• Stated goal: Print, word for word, every line from the beginning of the listing up to and including the line with "import * as". Pictures are to be excluded.
>> START Source excerpt
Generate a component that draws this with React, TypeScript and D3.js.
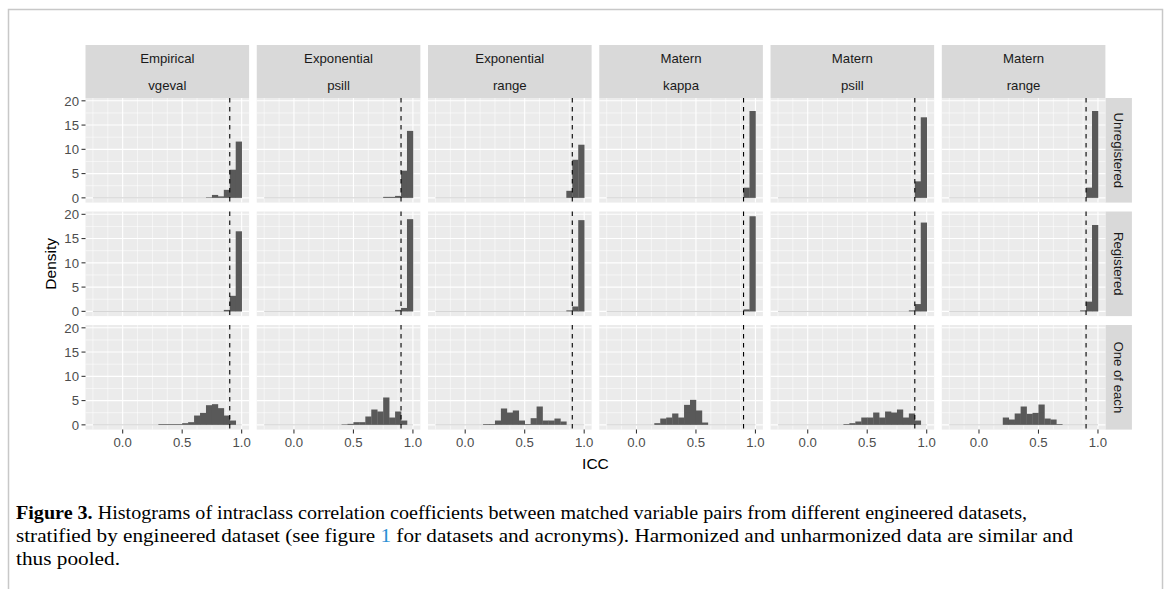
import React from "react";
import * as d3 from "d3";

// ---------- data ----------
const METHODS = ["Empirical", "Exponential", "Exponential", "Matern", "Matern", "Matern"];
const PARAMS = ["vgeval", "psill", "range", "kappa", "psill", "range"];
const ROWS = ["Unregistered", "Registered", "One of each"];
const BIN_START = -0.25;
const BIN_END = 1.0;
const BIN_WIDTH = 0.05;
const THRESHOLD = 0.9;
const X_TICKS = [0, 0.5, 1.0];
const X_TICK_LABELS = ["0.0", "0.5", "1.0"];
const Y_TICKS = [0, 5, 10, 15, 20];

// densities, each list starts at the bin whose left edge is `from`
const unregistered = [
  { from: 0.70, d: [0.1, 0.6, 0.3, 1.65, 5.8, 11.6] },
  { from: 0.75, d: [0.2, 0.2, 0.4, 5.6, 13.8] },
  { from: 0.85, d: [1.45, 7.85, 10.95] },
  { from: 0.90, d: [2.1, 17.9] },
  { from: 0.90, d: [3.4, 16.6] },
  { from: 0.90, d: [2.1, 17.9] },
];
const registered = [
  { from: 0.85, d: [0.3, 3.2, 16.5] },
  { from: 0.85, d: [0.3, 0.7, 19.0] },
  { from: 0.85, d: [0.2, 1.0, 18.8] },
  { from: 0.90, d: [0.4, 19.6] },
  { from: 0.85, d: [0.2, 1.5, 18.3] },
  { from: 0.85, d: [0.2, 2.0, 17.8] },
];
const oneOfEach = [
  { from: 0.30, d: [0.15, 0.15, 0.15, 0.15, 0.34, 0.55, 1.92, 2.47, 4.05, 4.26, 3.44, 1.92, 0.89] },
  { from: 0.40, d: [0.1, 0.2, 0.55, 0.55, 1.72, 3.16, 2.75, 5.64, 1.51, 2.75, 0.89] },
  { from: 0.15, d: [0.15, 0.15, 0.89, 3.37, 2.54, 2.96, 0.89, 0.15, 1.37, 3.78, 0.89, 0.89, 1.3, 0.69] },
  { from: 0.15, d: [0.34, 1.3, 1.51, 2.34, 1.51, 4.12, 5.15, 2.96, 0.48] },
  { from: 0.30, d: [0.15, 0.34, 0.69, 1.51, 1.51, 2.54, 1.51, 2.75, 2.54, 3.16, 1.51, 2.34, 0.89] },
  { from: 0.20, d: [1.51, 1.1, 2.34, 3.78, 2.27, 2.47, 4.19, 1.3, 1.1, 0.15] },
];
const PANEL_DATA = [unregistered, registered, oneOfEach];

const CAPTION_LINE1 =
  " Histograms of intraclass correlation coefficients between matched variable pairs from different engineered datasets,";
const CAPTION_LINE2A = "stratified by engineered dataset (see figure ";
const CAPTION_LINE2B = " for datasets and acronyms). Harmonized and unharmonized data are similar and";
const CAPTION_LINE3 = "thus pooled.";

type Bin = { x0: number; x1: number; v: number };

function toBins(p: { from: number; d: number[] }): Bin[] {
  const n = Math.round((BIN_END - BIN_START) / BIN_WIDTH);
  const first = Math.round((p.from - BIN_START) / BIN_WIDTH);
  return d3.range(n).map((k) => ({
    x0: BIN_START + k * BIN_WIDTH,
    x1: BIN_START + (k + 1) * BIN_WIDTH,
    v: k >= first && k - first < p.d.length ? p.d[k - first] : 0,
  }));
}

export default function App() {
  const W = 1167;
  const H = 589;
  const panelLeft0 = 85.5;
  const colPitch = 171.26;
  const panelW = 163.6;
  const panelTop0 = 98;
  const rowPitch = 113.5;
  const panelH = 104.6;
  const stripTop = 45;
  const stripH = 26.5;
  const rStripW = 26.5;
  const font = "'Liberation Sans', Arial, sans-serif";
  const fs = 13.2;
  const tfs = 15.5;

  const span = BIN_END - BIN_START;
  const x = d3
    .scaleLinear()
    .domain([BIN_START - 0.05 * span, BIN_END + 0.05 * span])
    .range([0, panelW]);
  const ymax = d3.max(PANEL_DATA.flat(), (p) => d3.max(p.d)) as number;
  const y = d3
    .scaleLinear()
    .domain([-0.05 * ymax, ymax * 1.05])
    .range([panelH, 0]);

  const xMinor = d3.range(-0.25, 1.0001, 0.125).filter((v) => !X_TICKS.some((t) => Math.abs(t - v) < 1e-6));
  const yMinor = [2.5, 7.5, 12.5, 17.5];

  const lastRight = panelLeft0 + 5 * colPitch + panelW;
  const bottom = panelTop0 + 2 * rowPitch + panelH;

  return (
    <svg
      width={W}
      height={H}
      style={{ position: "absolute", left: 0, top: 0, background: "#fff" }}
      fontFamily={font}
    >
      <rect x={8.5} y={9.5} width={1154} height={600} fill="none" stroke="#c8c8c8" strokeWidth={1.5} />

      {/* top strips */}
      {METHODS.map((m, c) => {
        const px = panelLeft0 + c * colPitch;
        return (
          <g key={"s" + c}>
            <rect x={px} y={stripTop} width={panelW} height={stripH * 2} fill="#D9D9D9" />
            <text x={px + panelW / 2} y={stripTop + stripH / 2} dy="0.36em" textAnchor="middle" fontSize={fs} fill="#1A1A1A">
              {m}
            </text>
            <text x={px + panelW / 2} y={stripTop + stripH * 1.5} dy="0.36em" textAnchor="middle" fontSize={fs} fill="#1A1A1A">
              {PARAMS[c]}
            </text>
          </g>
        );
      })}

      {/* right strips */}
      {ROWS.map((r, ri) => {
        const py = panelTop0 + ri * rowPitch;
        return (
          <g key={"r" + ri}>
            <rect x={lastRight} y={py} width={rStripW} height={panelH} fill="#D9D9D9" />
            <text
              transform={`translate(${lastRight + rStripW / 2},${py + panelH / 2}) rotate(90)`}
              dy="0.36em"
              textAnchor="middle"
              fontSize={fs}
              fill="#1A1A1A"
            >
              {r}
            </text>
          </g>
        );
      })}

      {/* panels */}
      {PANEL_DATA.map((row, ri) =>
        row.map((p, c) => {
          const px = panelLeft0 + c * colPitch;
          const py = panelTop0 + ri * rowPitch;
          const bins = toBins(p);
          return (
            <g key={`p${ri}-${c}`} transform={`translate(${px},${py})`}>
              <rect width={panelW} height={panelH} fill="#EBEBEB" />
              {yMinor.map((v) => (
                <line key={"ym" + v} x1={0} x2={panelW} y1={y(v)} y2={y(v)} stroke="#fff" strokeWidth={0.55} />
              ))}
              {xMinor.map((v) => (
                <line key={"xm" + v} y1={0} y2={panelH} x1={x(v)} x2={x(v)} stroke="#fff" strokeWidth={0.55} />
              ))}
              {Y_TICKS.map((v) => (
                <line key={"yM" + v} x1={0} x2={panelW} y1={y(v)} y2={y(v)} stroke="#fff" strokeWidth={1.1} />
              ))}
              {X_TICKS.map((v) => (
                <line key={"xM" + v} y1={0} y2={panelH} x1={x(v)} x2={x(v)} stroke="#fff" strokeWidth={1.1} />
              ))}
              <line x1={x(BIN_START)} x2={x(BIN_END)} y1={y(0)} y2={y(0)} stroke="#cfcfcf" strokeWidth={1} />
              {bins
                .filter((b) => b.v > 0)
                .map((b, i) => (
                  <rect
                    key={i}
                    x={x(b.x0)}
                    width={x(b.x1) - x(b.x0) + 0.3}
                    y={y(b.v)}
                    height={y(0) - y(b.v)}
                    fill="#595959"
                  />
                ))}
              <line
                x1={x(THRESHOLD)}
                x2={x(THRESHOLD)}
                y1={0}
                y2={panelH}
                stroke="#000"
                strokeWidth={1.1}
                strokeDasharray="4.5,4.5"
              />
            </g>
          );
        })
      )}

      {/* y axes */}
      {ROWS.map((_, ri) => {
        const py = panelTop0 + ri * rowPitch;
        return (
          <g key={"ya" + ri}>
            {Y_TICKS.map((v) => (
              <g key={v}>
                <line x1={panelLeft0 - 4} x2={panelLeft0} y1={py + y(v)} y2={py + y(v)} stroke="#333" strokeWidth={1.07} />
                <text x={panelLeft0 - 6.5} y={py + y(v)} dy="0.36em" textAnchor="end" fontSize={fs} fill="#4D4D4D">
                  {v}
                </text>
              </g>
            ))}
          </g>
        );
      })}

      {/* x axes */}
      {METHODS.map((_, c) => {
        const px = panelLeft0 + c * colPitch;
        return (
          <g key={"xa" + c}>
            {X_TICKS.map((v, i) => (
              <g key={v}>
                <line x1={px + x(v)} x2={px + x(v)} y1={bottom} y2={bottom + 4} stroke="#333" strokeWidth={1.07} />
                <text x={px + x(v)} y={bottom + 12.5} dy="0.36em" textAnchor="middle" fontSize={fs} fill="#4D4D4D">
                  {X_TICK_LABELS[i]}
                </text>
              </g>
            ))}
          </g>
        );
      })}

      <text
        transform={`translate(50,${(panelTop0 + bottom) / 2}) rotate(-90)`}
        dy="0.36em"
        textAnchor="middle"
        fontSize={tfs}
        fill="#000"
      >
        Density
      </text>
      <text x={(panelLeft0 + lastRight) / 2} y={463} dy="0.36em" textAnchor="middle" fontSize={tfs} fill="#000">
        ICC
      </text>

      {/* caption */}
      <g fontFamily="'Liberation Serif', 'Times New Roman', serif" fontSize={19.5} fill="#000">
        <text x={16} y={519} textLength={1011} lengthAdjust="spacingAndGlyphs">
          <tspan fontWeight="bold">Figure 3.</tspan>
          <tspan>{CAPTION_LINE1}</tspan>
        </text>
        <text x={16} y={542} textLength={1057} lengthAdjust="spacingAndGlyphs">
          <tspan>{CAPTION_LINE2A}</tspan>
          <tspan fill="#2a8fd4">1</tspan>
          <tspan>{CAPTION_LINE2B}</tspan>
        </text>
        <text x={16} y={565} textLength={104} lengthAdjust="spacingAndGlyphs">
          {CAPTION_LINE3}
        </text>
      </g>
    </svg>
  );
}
>> END Source excerpt
• Answer to the problem:
Generate a component that draws this with React, TypeScript and D3.js.
import React from "react";
import * as d3 from "d3";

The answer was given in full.